● **Records provided**:
-- Begin --

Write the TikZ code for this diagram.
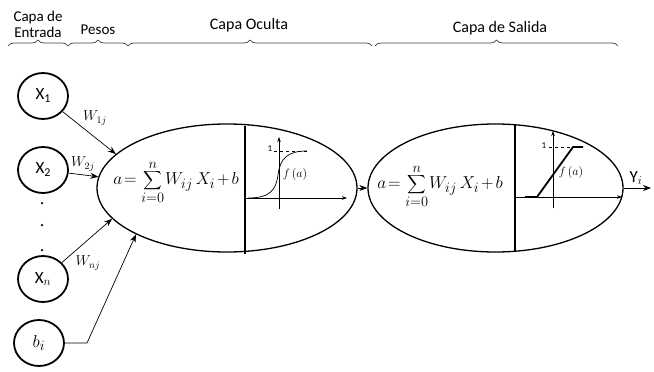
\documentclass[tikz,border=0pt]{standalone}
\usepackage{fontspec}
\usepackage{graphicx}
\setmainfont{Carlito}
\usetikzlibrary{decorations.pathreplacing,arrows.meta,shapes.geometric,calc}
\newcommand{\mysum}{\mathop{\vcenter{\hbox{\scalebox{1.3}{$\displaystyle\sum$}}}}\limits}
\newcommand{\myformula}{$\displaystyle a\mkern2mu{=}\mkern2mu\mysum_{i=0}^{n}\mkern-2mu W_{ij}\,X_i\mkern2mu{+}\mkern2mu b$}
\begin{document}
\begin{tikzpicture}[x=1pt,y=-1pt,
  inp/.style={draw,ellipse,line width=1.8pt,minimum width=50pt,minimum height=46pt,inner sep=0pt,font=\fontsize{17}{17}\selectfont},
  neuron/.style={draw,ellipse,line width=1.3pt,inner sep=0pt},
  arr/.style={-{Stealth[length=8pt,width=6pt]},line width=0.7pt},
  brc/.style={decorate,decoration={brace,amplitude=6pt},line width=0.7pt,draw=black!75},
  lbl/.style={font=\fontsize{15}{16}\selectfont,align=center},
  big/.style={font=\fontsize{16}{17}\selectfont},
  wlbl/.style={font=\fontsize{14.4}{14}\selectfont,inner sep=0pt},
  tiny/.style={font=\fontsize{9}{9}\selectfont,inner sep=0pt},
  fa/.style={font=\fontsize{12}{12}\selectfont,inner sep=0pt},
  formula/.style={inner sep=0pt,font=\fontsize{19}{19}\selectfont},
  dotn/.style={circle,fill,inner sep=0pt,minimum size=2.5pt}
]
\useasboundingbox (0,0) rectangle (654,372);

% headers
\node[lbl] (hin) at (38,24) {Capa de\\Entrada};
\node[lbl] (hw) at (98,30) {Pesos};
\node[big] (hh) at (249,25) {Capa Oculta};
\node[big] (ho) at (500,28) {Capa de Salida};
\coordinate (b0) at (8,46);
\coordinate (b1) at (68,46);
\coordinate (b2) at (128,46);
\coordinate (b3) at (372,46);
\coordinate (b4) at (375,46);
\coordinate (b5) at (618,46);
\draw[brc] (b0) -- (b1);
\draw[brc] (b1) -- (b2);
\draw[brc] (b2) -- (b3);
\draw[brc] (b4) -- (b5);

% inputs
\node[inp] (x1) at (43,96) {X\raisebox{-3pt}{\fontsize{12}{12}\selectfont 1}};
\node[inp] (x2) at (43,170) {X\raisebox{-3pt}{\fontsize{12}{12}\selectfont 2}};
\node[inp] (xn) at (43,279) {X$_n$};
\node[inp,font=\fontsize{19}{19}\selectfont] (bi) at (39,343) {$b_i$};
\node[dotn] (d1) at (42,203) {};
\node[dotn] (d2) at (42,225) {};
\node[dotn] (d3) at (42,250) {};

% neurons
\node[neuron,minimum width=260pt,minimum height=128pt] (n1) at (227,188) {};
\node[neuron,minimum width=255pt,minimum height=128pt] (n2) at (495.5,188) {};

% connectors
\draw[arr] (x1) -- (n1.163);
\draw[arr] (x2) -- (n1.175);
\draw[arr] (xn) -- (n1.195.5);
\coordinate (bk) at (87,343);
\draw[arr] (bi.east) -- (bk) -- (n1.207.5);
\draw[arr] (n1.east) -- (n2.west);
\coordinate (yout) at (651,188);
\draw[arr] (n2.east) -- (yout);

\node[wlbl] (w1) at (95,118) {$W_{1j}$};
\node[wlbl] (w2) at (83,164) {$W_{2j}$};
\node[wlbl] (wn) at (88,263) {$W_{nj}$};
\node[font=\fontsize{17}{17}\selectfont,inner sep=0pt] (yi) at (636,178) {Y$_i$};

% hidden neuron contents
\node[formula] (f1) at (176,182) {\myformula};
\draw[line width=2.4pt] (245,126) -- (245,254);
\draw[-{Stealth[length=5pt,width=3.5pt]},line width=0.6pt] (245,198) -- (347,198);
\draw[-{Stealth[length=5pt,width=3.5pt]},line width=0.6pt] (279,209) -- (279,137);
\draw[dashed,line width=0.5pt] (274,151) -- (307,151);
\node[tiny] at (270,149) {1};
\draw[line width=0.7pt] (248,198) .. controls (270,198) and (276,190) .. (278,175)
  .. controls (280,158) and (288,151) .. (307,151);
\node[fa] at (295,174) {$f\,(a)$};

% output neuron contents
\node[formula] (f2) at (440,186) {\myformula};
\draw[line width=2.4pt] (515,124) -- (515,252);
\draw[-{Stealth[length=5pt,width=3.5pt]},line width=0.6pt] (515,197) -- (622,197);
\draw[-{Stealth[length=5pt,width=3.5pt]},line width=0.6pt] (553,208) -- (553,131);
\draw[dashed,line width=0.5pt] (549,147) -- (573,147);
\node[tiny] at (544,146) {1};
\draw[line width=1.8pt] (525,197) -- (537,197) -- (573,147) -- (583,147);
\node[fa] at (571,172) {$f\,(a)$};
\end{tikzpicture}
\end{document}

-- End --
-- Begin --

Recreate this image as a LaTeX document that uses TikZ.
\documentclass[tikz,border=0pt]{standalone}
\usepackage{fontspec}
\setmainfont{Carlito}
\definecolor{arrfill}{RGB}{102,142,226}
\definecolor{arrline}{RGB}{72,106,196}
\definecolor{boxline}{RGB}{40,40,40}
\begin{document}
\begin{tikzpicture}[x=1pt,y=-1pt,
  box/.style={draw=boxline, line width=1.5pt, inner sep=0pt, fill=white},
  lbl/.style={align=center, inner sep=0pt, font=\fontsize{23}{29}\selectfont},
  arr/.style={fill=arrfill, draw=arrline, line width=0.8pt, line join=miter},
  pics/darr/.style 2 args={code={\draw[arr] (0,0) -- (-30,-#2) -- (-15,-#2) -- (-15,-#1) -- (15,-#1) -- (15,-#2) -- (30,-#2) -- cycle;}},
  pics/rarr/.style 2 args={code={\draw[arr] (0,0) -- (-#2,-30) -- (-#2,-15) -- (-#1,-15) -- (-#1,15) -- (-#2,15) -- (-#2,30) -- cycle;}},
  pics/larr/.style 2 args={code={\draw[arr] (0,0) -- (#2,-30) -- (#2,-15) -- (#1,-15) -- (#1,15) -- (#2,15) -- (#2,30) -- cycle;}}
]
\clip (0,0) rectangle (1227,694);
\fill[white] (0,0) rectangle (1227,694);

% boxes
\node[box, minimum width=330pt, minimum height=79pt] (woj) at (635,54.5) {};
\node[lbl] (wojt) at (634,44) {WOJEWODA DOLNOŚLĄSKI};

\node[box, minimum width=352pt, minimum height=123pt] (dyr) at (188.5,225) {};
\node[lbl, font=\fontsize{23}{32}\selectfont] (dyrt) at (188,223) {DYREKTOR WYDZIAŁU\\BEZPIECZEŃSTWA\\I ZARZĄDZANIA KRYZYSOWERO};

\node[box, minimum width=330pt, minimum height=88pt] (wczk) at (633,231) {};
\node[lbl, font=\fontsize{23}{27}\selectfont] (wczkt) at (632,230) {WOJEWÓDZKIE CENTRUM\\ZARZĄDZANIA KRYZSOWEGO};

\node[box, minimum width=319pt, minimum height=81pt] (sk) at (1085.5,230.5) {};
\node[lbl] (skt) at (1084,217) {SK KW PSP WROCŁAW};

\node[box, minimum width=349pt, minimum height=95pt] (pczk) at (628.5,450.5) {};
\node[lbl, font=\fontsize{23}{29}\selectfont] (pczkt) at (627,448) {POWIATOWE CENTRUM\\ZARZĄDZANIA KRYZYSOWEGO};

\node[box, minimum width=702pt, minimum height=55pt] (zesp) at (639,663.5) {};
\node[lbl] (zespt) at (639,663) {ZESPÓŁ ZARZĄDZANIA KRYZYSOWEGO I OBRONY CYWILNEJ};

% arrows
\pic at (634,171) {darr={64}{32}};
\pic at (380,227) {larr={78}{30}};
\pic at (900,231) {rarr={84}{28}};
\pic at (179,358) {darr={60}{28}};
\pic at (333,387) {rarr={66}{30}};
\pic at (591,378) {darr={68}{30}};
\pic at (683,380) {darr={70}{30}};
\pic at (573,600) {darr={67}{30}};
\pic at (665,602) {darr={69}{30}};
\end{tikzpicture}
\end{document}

-- End --
-- Begin --

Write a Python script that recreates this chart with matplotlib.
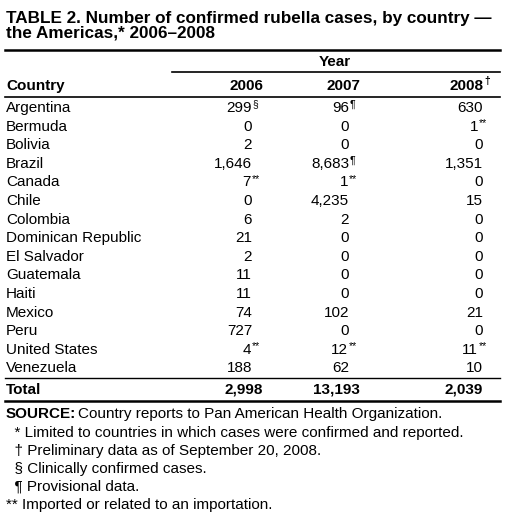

-- End --

● **Short exercise**:
Search the data for "Write" and list every line in which it occurs.

● **Response below**:
Write the TikZ code for this diagram.
Write a Python script that recreates this chart with matplotlib.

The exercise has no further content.